About two miles from the farm I live on is a large farm with a beautiful panoramic view. A lawyer examined the title when it was sold about 25 years ago. He told me that the farm sold around 1900 for $1,200, then it sold around 1915 for $4,500. Sold again in the early 1920’s for around $20,000, and sold around 1928 for $35,000. Then it sold again in the mid 30’s for $3,500. The cycle began again and the purchase price in the mid 70’s was $35,000. Now it is worth around $250,000. Does anybody notice a pattern here? And in closing, let me remind everybody that the real estate appraisal profession was born in 1932, for the sold purpose of figuring out what the hell went wrong so we could keep it from happening again. Round and round she goes and where she stops nobody knows!
 
Austin,

Very profound statistics. It's so unfortunate that we appear to only learn from our own mistakes and maybe the last couple of generations. Once the people that lived through the Depression of the 30s die off, there is no one left to warn us and we go on our merry way to the same destructive scenarios.
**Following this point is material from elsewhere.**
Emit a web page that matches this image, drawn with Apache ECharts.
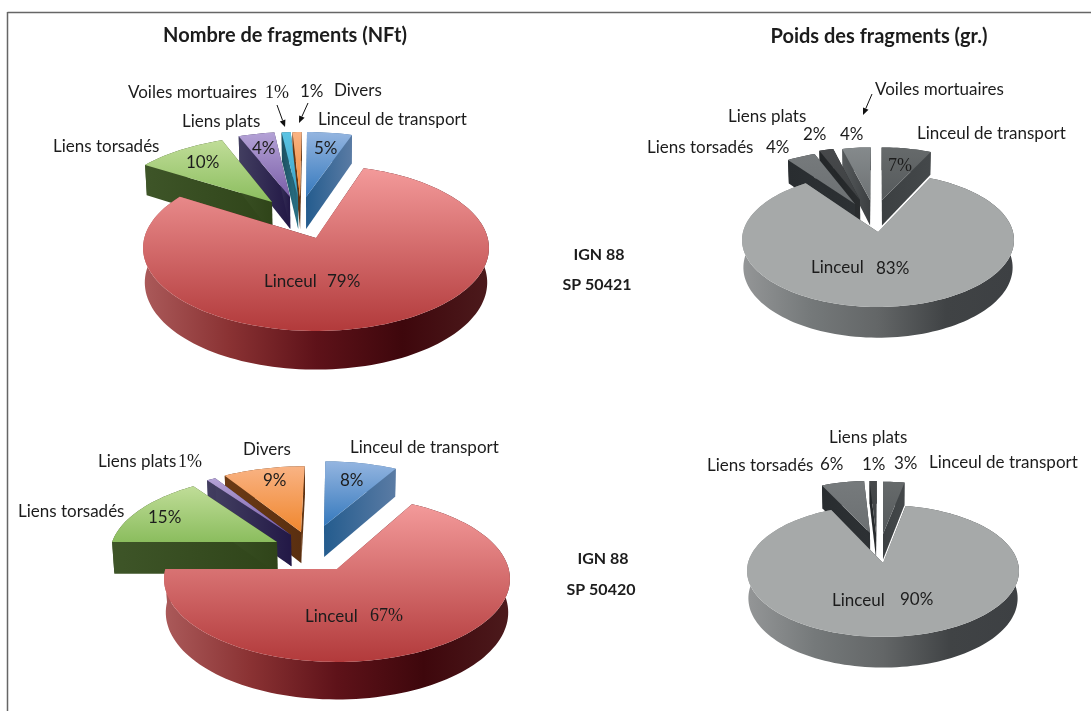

But... but.... but.... It's 'different' now.
 
Austin,
Yes, very interesting pattern of cycles here, and I'm sure many of us experienced these personally. My husband and I bought a 160 parcel of clear land in 1960 for $42,000, resold it in 1978 for $210,000. 8 yrs. later it sold for $220,000. Just recently it sold for $375,000. Wish we kept that real estate!
 
Jeff....After looking at your site, and my site, I've concluded that almost everything in our town is a Sears home..... :lol:
 
To All;
The scenerio I gave regarding the "barter system" Chicago- during the 20' & 30's has already repeated itself during the late *80's & early 90's, as I had used a great deal of that information to create sales for builders during that period; of course that was not the end all, had to come up with a whole scenerio to move properties, especially the builders stuff during that period. Yep, it comes around all the time, but you need someone who knows about the system to use it.

Austin, doesn't the scenerio you described (history) repeat itself many times; 20-30; 30-50; 50-60 etc., but you also have to look at earnings during that period; interest rates; and economic growth. All were & are cause for home prices rising. The "Flexing" is in part, a natural happening thru various periods of time, caused by growing periods or prior to growth periods.
 
Jtrotta: I don’t think history repeats itself; we are just seeing the natural laws of economics playing out in different scenarios. The various economic cycles are driven by leaps in technology. . In the 19th century it was the railroad and before that the canal system. In the early part of this century it was the automobile and airplane. Then WWII started the next cycle and the baby boom generation carried us up to the 90’s on the volume of numbers people. From that time on it was the computer revolution. I read in Economist magazine that during the 90’s, 40% of GDP was attributable to the computer/software revolution. The Roman Empire collapsed when the Romans ran out of nations to conquer and exploit. They kept their system working by stealing from outside. Our system is predicated on a continual growth rate into the distant future. This projection is self-defeating because the cost of our large government in taxes and regulations is driving the move for a global economy thwarting any hope of these optimistic growth projections being realized. The information age that we are heading into has some interesting implications, that being it is not being driven by manufactured products. We are becoming a nation of information and data crunchers. This means a few producers of the information product and many consumers of the product. The problem is, where are the consumers going to get the money to keep the system circulating and with our failed public education system, who is going to come up with the new technologies? If we go for a long period with no new technology, things could get interesting. Like any pyramid scheme, the last person holding the ticket, or stock certificate, is the loser. As the Liberal economics college professors use to tell us: “Don’t worry about it, we will all be dead by them.”